WORK REQUIRED:
Retype the lines beneath this one, from the first through the line containing "[-20, 2], [-34, -3]];". Pictures are left out.

STORED DATA:
══════════
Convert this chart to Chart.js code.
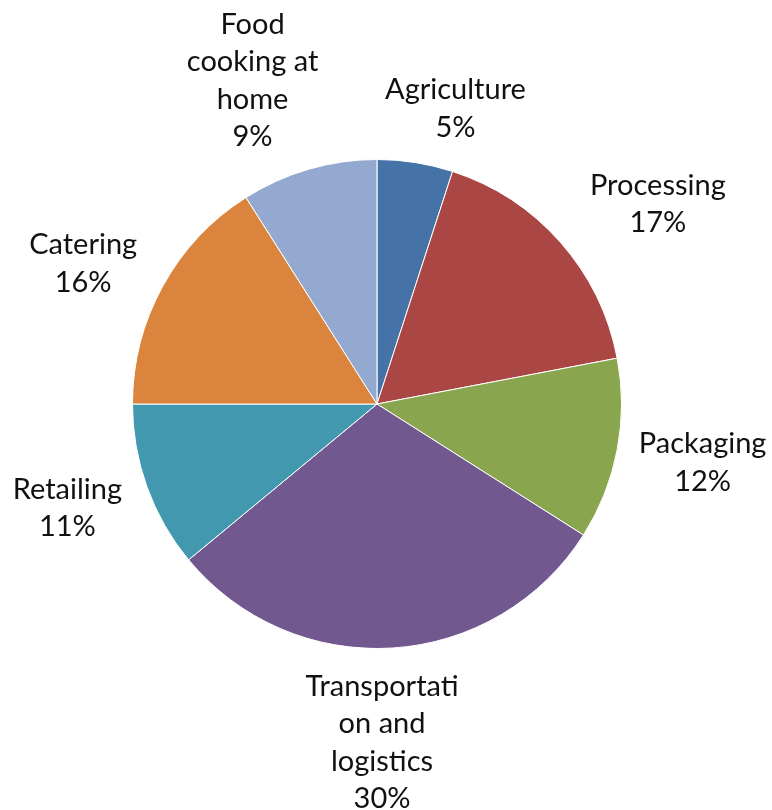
<!DOCTYPE html>
<html>
<head>
<meta charset="utf-8">
<script src="https://cdn.jsdelivr.net/npm/chart.js@4.4.1/dist/chart.umd.min.js"></script>
<style>
  html, body { margin: 0; padding: 0; background: #fff; }
  #wrap { width: 772px; height: 810px; }
</style>
</head>
<body>
<div id="wrap"><canvas id="energyPie" width="772" height="810"></canvas></div>
<script>
// sectors, clockwise from 12 o'clock
const categories = [
  ["Agriculture"],
  ["Processing"],
  ["Packaging"],
  ["Transportati", "on and", "logistics"],
  ["Retailing"],
  ["Catering"],
  ["Food", "cooking at", "home"]
];
const shares = [5, 17, 12, 30, 11, 16, 9];
const colors = ["#4572A7", "#AA4643", "#89A54E", "#71588F", "#4198AF", "#DB843D", "#93A9CF"];

// small hand tweaks for the outside labels (px)
const labelNudge = [[27, -3], [36, -4], [9, 3], [-16, 6], [-15, 4], [-20, 2], [-34, -3]];

const outsideLabels = {
  id: "outsideLabels",
  afterDatasetsDraw(chart) {
    const c = chart.ctx;
    const meta = chart.getDatasetMeta(0);
    const lineH = 37.5;
    const gap = 14;
    c.save();
    c.font = "29px Lato";
    c.fillStyle = "#111";
    c.textAlign = "center";
    c.textBaseline = "middle";
    meta.data.forEach((arc, i) => {
      const p = arc.getProps(["x", "y", "startAngle", "endAngle", "outerRadius"], true);
      const mid = (p.startAngle + p.endAngle) / 2;
      const dx = Math.cos(mid), dy = Math.sin(mid);
      const lines = chart.data.labels[i].concat([chart.data.datasets[0].data[i] + "%"]);
      const w = Math.max(...lines.map(l => c.measureText(l).width));
      const h = lines.length * lineH;
      const cx = p.x + dx * (p.outerRadius + gap) + dx * w / 2 + labelNudge[i][0];
      const cy = p.y + dy * (p.outerRadius + gap) + dy * h / 2 + labelNudge[i][1];
      lines.forEach((l, k) => {
        c.fillText(l, cx, cy - h / 2 + lineH * (k + 0.5));
      });
    });
    c.restore();
  }
};

new Chart(document.getElementById("energyPie"), {
  type: "pie",
  data: {
    labels: categories,
    datasets: [{
      data: shares,
      backgroundColor: colors,
      borderColor: "#ffffff",
      borderWidth: 1
    }]
  },
  options: {
    responsive: false,
    animation: false,
    layout: { padding: { left: 132, right: 150, top: 159, bottom: 161 } },
    plugins: {
      legend: { display: false },
      tooltip: { enabled: false }
    }
  },
  plugins: [outsideLabels]
});
</script>
</body>
</html>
══════════
TASK RESULT:
Convert this chart to Chart.js code.
<!DOCTYPE html>
<html>
<head>
<meta charset="utf-8">
<script src="https://cdn.jsdelivr.net/npm/chart.js@4.4.1/dist/chart.umd.min.js"></script>
<style>
  html, body { margin: 0; padding: 0; background: #fff; }
  #wrap { width: 772px; height: 810px; }
</style>
</head>
<body>
<div id="wrap"><canvas id="energyPie" width="772" height="810"></canvas></div>
<script>
// sectors, clockwise from 12 o'clock
const categories = [
  ["Agriculture"],
  ["Processing"],
  ["Packaging"],
  ["Transportati", "on and", "logistics"],
  ["Retailing"],
  ["Catering"],
  ["Food", "cooking at", "home"]
];
const shares = [5, 17, 12, 30, 11, 16, 9];
const colors = ["#4572A7", "#AA4643", "#89A54E", "#71588F", "#4198AF", "#DB843D", "#93A9CF"];

// small hand tweaks for the outside labels (px)
const labelNudge = [[27, -3], [36, -4], [9, 3], [-16, 6], [-15, 4], [-20, 2], [-34, -3]];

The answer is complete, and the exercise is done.